EXERCISE INSTRUCTIONS |
Below are some records. Copy every line in them that holds "this".

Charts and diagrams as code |
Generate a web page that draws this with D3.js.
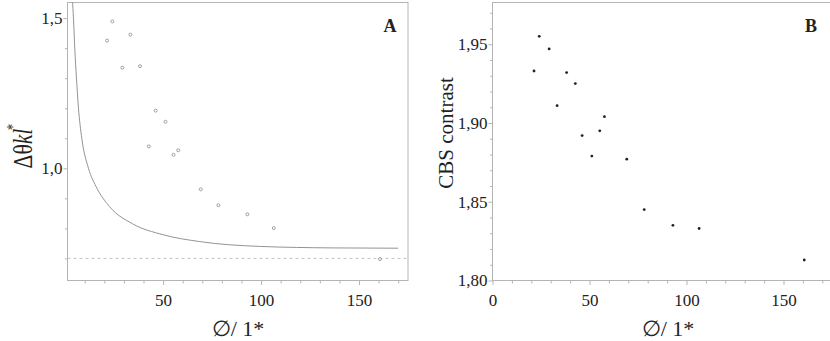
<!DOCTYPE html>
<html>
<head>
<meta charset="utf-8">
<script src="https://cdn.jsdelivr.net/npm/d3@7"></script>
<style>
  html, body { margin: 0; padding: 0; background: #fff; }
  svg { display: block; }
  text { font-family: "Liberation Serif", "Times New Roman", serif; fill: #222; }
</style>
</head>
<body>
<svg id="chart" width="830" height="341"></svg>
<script>
// ---------- data ----------
const diameters = [21.4, 24.1, 29.2, 33.3, 38.2, 42.7, 46.2, 51.2, 55.3, 57.7, 69.2, 78.2, 93.0, 106.5, 160.7];
const deltaTheta = [1.425, 1.489, 1.335, 1.445, 1.340, 1.073, 1.192, 1.155, 1.045, 1.060, 0.930, 0.877, 0.847, 0.801, 0.698];
const cbsContrast = [1.933, 1.955, 1.947, 1.911, 1.932, 1.925, 1.892, 1.879, 1.895, 1.904, 1.877, 1.845, 1.835, 1.833, 1.813];

// reference curve in panel A
const curveX = [3.7, 4.24, 4.9, 5.78, 6.8, 8.5, 11.9, 15.8, 22.6, 34.5, 49.9, 68.7, 99.3, 136.8, 170];
const curveY = [1.56, 1.5, 1.4, 1.3, 1.2, 1.1, 1.0, 0.939, 0.873, 0.815, 0.779, 0.756, 0.740, 0.735, 0.734];
const dashedLevel = 0.70;

// ticks
const aXMajor = [50, 100, 150];
const aXMinor = [10, 20, 30, 40, 60, 70, 80, 90, 110, 120, 130, 140, 160, 170];
const aYMajor = [1.0, 1.5];
const aYMajorLabels = ["1,0", "1,5"];
const aYMinor = [0.7, 0.8, 0.9, 1.1, 1.2, 1.3, 1.4];

const bXMajor = [0, 50, 100, 150];
const bXMinor = [10, 20, 30, 40, 60, 70, 80, 90, 110, 120, 130, 140, 160, 170, 180];
const bYMajor = [1.80, 1.85, 1.90, 1.95];
const bYMajorLabels = ["1,80", "1,85", "1,90", "1,95"];
const bYMinor = [1.81, 1.82, 1.83, 1.84, 1.86, 1.87, 1.88, 1.89, 1.91, 1.92, 1.93, 1.94, 1.96, 1.97];

const panelLabels = ["A", "B"];
const xTitle = "\u2205/ 1*";
const bYTitle = "CBS contrast";

// ---------- drawing ----------
const svg = d3.select("#chart");
const frameColor = "#b4b4b4";
const plotTop = 2.5, plotBottom = 280.5;

const xA = d3.scaleLinear().domain([1.2, 175]).range([67.5, 408]);
const yA = d3.scaleLinear().domain([0.6265, 1.552]).range([plotBottom, plotTop]);
const xB = d3.scaleLinear().domain([0, 180]).range([492.5, 841.7]);
const yB = d3.scaleLinear().domain([1.80, 1.9765]).range([plotBottom, plotTop]);

function styleAxis(g) {
  g.select(".domain").remove();
  g.selectAll(".tick line").attr("stroke", frameColor).attr("stroke-width", 1);
  g.selectAll("text").attr("font-size", 17).attr("fill", "#222")
    .attr("font-family", "Liberation Serif, serif");
}

function axes(xs, ys, xMaj, xMin, yMaj, yMajLab, yMin, xFmt) {
  svg.append("g").attr("transform", `translate(0,${plotBottom})`)
    .call(d3.axisBottom(xs).tickValues(xMin).tickSize(3).tickFormat(""))
    .call(styleAxis);
  svg.append("g").attr("transform", `translate(0,${plotBottom})`)
    .call(d3.axisBottom(xs).tickValues(xMaj).tickSize(4.5).tickPadding(9).tickFormat(xFmt))
    .call(styleAxis);
  svg.append("g").attr("transform", `translate(${xs.range()[0]},0)`)
    .call(d3.axisLeft(ys).tickValues(yMin).tickSize(2.5).tickFormat(""))
    .call(styleAxis);
  svg.append("g").attr("transform", `translate(${xs.range()[0]},0)`)
    .call(d3.axisLeft(ys).tickValues(yMaj).tickSize(4).tickPadding(1)
      .tickFormat((d, i) => yMajLab[i]))
    .call(styleAxis);
}

// clip paths
const defs = svg.append("defs");
defs.append("clipPath").attr("id", "clipA").append("rect")
  .attr("x", 67.5).attr("y", plotTop).attr("width", 408 - 67.5).attr("height", plotBottom - plotTop);

// Panel A frame
svg.append("rect").attr("x", 67.5).attr("y", plotTop).attr("width", 408 - 67.5).attr("height", plotBottom - plotTop)
  .attr("fill", "none").attr("stroke", frameColor).attr("stroke-width", 1);
axes(xA, yA, aXMajor, aXMinor, aYMajor, aYMajorLabels, aYMinor, d => String(d));

// dashed line
svg.append("line")
  .attr("x1", xA.range()[0]).attr("x2", xA.range()[1])
  .attr("y1", yA(dashedLevel)).attr("y2", yA(dashedLevel))
  .attr("stroke", "#c4c4c4").attr("stroke-width", 1).attr("stroke-dasharray", "3,3");

// curve
const curvePts = curveX.map((x, i) => [x, curveY[i]]);
svg.append("path").attr("clip-path", "url(#clipA)")
  .datum(curvePts)
  .attr("d", d3.line().x(d => xA(d[0])).y(d => yA(d[1])).curve(d3.curveMonotoneX))
  .attr("fill", "none").attr("stroke", "#939393").attr("stroke-width", 1);

// points A
svg.append("g").selectAll("circle").data(diameters).join("circle")
  .attr("cx", d => xA(d)).attr("cy", (d, i) => yA(deltaTheta[i]))
  .attr("r", 1.5).attr("fill", "#fff").attr("stroke", "#8a8a8a").attr("stroke-width", 0.8);

// Panel A label
svg.append("text").attr("x", 390).attr("y", 32).attr("text-anchor", "middle")
  .attr("font-size", 18).attr("font-weight", "bold").text(panelLabels[0]);

// Panel A y title
const ta = svg.append("text").attr("transform", "translate(32,168.5) rotate(-90) scale(0.8,1)")
  .attr("text-anchor", "start").attr("font-size", 27);
ta.append("tspan").text("\u0394\u03b8");
ta.append("tspan").attr("font-style", "italic").text("kl");
ta.append("tspan").attr("font-size", 16).attr("dx", -2).attr("dy", -14).text("*");

// x titles
svg.append("text").attr("x", 238).attr("y", 336).attr("text-anchor", "middle")
  .attr("font-size", 22).text(xTitle);

// Panel B frame
svg.append("rect").attr("x", 492.5).attr("y", plotTop).attr("width", 841.7 - 492.5).attr("height", plotBottom - plotTop)
  .attr("fill", "none").attr("stroke", frameColor).attr("stroke-width", 1);
axes(xB, yB, bXMajor, bXMinor, bYMajor, bYMajorLabels, bYMinor, d => String(d));

svg.append("g").selectAll("circle").data(diameters).join("circle")
  .attr("cx", d => xB(d)).attr("cy", (d, i) => yB(cbsContrast[i]))
  .attr("r", 1.4).attr("fill", "#222");

svg.append("text").attr("x", 811).attr("y", 32).attr("text-anchor", "middle")
  .attr("font-size", 18).attr("font-weight", "bold").text(panelLabels[1]);

svg.append("text").attr("transform", "translate(453,133) rotate(-90)")
  .attr("text-anchor", "middle").attr("font-size", 21).text(bYTitle);

svg.append("text").attr("x", 668).attr("y", 336).attr("text-anchor", "middle")
  .attr("font-size", 22).text(xTitle);
</script>
</body>
</html>
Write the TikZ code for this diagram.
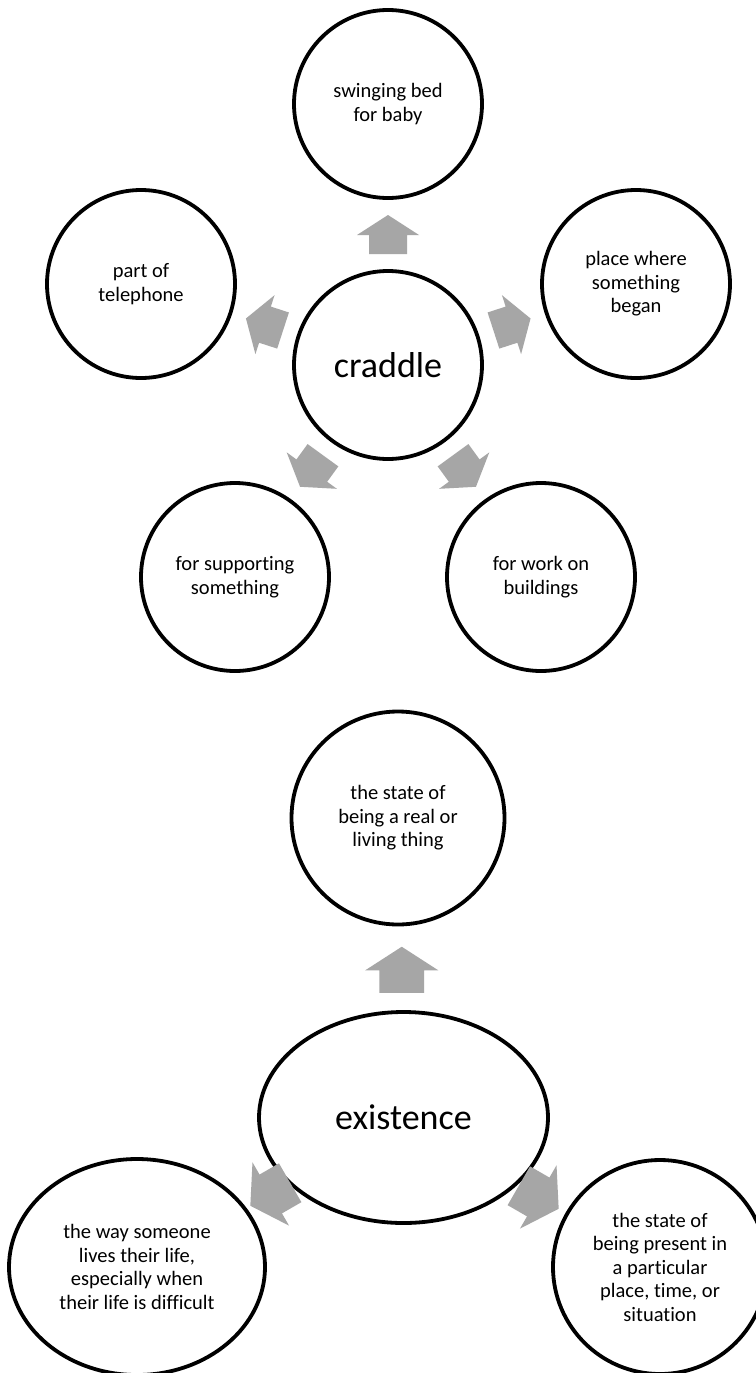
\documentclass[tikz,border=0pt]{standalone}
\usepackage{fontspec}
\setmainfont{Carlito}[Ligatures=NoCommon]
\usetikzlibrary{calc,shapes.geometric}
\definecolor{arrowgray}{RGB}{166,166,166}
\tikzset{
  bub/.style={circle, draw=black, line width=3.8pt, fill=white, align=center, inner sep=0pt, font=\fontsize{20.5}{23.5}\selectfont},
  ell/.style={ellipse, draw=black, line width=3.8pt, fill=white, align=center, inner sep=0pt, font=\fontsize{20.5}{23.5}\selectfont},
  bigtext/.style={font=\fontsize{36}{40}\selectfont},
  blockarrow/.style={fill=arrowgray},
}
\newcommand\blkarrow[5][0,0]{%
  \fill[blockarrow, shift={($(#2)!0.5!(#3)+(#1)$)}, rotate=#4, scale=#5]
    (0,-19.5) -- (31,0.5) -- (19,0.5) -- (19,19.5) -- (-19,19.5) -- (-19,0.5) -- (-31,0.5) -- cycle;}
\begin{document}
\begin{tikzpicture}[x=1pt,y=-1pt]
\useasboundingbox[fill=white] (0,0) rectangle (755,1373);
% top diagram
\node[bub, minimum size=188pt, bigtext] (cr) at (388,365) {craddle};
\node[bub, minimum size=188pt] (s1) at (388,104) {swinging bed\\for baby};
\node[bub, minimum size=188pt] (s2) at (141,284) {part of\\telephone};
\node[bub, minimum size=188pt] (s3) at (636,284) {place where\\something\\began};
\node[bub, minimum size=188pt] (s4) at (235,577) {for supporting\\something};
\node[bub, minimum size=188pt] (s5) at (541,577) {for work on\\buildings};
\blkarrow{cr}{s1}{0}{1}
\blkarrow{cr}{s2}{72}{1}
\blkarrow{cr}{s4}{144}{1}
\blkarrow{cr}{s5}{-144}{1}
\blkarrow{cr}{s3}{-72}{1}
% bottom diagram
\node[bub, minimum size=213pt] (st) at (398,818) {the state of\\being a real or\\living thing};
\node[ell, minimum width=289pt, minimum height=211pt, bigtext] (ex) at (403.5,1117.5) {existence};
\node[ell, minimum width=256pt, minimum height=216pt] (lf) at (137,1267) {the way someone\\lives their life,\\especially when\\their life is difficult};
\node[ell, minimum width=214pt, minimum height=214pt] (rt) at (660,1267) {the state of\\being present in\\a particular\\place, time, or\\situation};
\blkarrow[1,2]{ex}{st}{0}{1.18}
\blkarrow[0,2]{ex}{lf}{120}{1.18}
\blkarrow[7,5]{ex}{rt}{-120}{1.18}
\end{tikzpicture}
\end{document}
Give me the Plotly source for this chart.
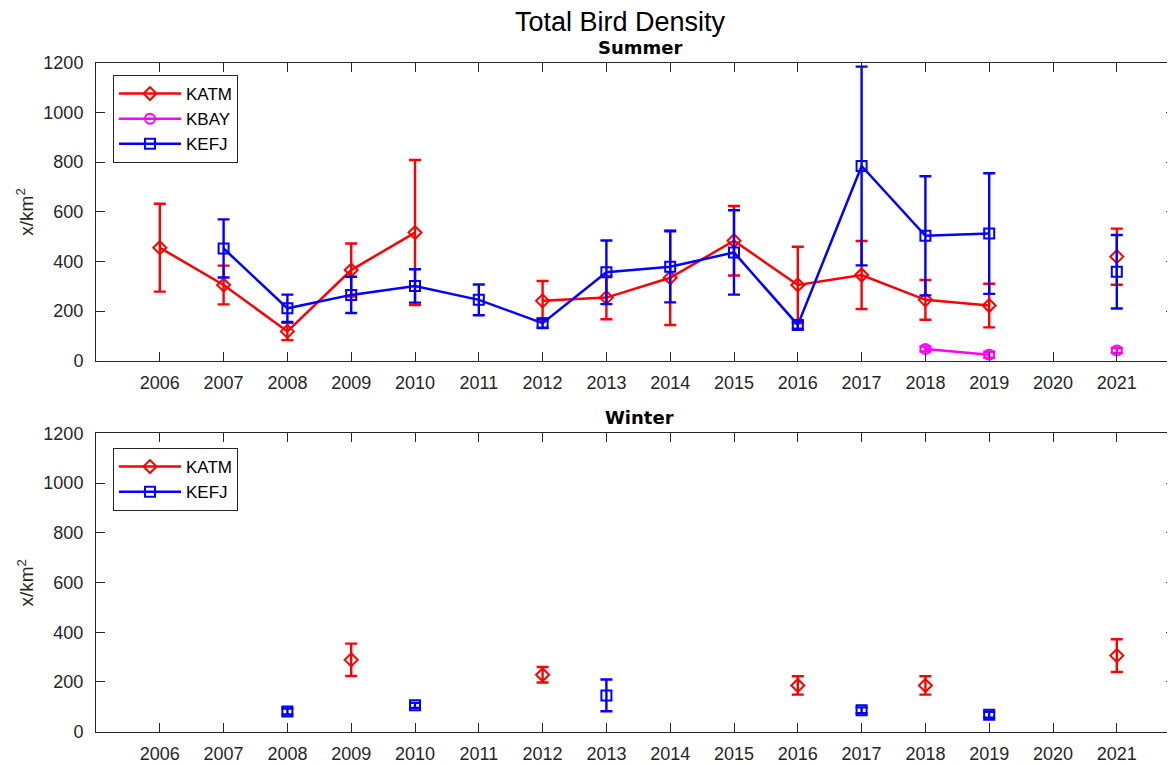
import numpy as np
import plotly.graph_objects as go

nan = np.nan
years = list(range(2006, 2022))

# Summer
summer_katm = [455, 305, 118, 365, 516, nan, 241, 254, 334, 483, 305, 345, 245, 222, nan, 419]
summer_katm_err = [177, 78, 35, 107, 292, nan, 80, 87, 190, 140, 154, 137, 80, 88, nan, 113]
summer_kbay = [nan, nan, nan, nan, nan, nan, nan, nan, nan, nan, nan, nan, 47, 24, nan, 41]
summer_kbay_err = [nan, nan, nan, nan, nan, nan, nan, nan, nan, nan, nan, nan, 10, 12, nan, 10]
summer_kefj = [nan, 452, 211, 265, 301, 245, 151, 356, 378, 436, 144, 784, 503, 512, nan, 358]
summer_kefj_err = [nan, 117, 55, 73, 67, 62, 18, 128, 143, 170, 15, 400, 240, 243, nan, 148]

# Winter
winter_katm = [nan, nan, nan, 289, nan, nan, 229, nan, nan, nan, 186, nan, 186, nan, nan, 306]
winter_katm_err = [nan, nan, nan, 65, nan, nan, 31, nan, nan, nan, 37, nan, 37, nan, nan, 66]
winter_kefj = [nan, nan, 81, nan, 106, nan, nan, 146, nan, nan, nan, 86, nan, 68, nan, nan]
winter_kefj_err = [nan, nan, 12, nan, 10, nan, nan, 64, nan, nan, nan, 12, nan, 12, nan, nan]

y_ticks = [0, 200, 400, 600, 800, 1000, 1200]

# page body has an 8px margin: the figure starts at (8, 8) of the window
OFF = 8
WIN_W, WIN_H = 1175, 765
W, H = WIN_W - OFF, WIN_H - OFF
L = 96 - OFF
PW = W - L

def px_x(p):
    return (p - OFF - L) / PW

def px_y(p):
    return (H - (p - OFF)) / H

fig = go.Figure()

def add(name, y, err, color, symbol, xa, ya, legend, show=True):
    fig.add_trace(go.Scatter(
        x=years, y=y, name=name, mode="lines+markers",
        line=dict(color=color, width=2.5),
        marker=dict(symbol=symbol, size=10, color=color, line=dict(color=color, width=2)),
        error_y=dict(type="data", array=err, visible=True, color=color, thickness=2.4, width=6),
        xaxis=xa, yaxis=ya, legend=legend, showlegend=show,
    ))

add("KATM", summer_katm, summer_katm_err, "#FF0000", "diamond-open", "x", "y", "legend")
add("KBAY", summer_kbay, summer_kbay_err, "#FF00FF", "circle-open", "x", "y", "legend")
add("KEFJ", summer_kefj, summer_kefj_err, "#0000FF", "square-open", "x", "y", "legend")
add("KATM", winter_katm, winter_katm_err, "#FF0000", "diamond-open", "x2", "y2", "legend2")
add("KEFJ", winter_kefj, winter_kefj_err, "#0000FF", "square-open", "x2", "y2", "legend2")

tickfont = dict(family="Liberation Sans, Arial, sans-serif", size=18, color="#262626")
axcommon = dict(
    showline=True, linecolor="#262626", linewidth=1, mirror="allticks",
    ticks="inside", ticklen=9, tickcolor="#262626", tickwidth=1,
    showgrid=False, zeroline=False, tickfont=tickfont,
)
xr = [2005, 2005 + PW / 63.8]
top_dom = [px_y(360.7), px_y(62.7)]
bot_dom = [px_y(731.7), px_y(433.3)]

legend_font = dict(family="Liberation Sans, Arial, sans-serif", size=17, color="#000000")
fig.update_layout(
    width=W, height=H,
    margin=dict(l=L, r=0, t=0, b=0, autoexpand=False),
    paper_bgcolor="white", plot_bgcolor="white",
    xaxis=dict(domain=[0, 1], range=xr, tickvals=years, anchor="y", ticklabelstandoff=6, **axcommon),
    yaxis=dict(domain=top_dom, range=[0, 1200], tickvals=y_ticks, anchor="x", ticklabelstandoff=8, **axcommon),
    xaxis2=dict(domain=[0, 1], range=xr, tickvals=years, anchor="y2", ticklabelstandoff=6, **axcommon),
    yaxis2=dict(domain=bot_dom, range=[0, 1200], tickvals=y_ticks, anchor="x2", ticklabelstandoff=8, **axcommon),
    legend=dict(
        x=px_x(113), y=px_y(75), xanchor="left", yanchor="top",
        bgcolor="white", bordercolor="#262626", borderwidth=1,
        font=legend_font, itemwidth=62, tracegroupgap=0,
    ),
    legend2=dict(
        x=px_x(113), y=px_y(448), xanchor="left", yanchor="top",
        bgcolor="white", bordercolor="#262626", borderwidth=1,
        font=legend_font, itemwidth=62, tracegroupgap=0,
    ),
    showlegend=True,
)

ann_font = dict(family="DejaVu Sans, sans-serif", size=18, color="#000000")
fig.add_annotation(text="Total Bird Density", x=px_x(620), y=px_y(22.5), xref="paper", yref="paper",
                   showarrow=False, xanchor="center", yanchor="middle",
                   font=dict(family="Liberation Sans, Arial, sans-serif", size=27, color="#000000"))
fig.add_annotation(text="<b>Summer</b>", x=px_x(639.5), y=px_y(47.5), xref="paper", yref="paper",
                   showarrow=False, xanchor="center", yanchor="middle", font=ann_font)
fig.add_annotation(text="<b>Winter</b>", x=px_x(639.5), y=px_y(417.5), xref="paper", yref="paper",
                   showarrow=False, xanchor="center", yanchor="middle", font=ann_font)
for yc in [211.7, 582.5]:
    fig.add_annotation(text="x/km<sup>2</sup>", x=px_x(25), y=px_y(yc), xref="paper", yref="paper",
                       showarrow=False, xanchor="center", yanchor="middle", textangle=-90,
                       font=dict(family="Liberation Sans, Arial, sans-serif", size=19, color="#262626"))

fig.write_html("out.html")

THE RESULT |
Generate a web page that draws this with D3.js.
Write the TikZ code for this diagram.
Give me the Plotly source for this chart.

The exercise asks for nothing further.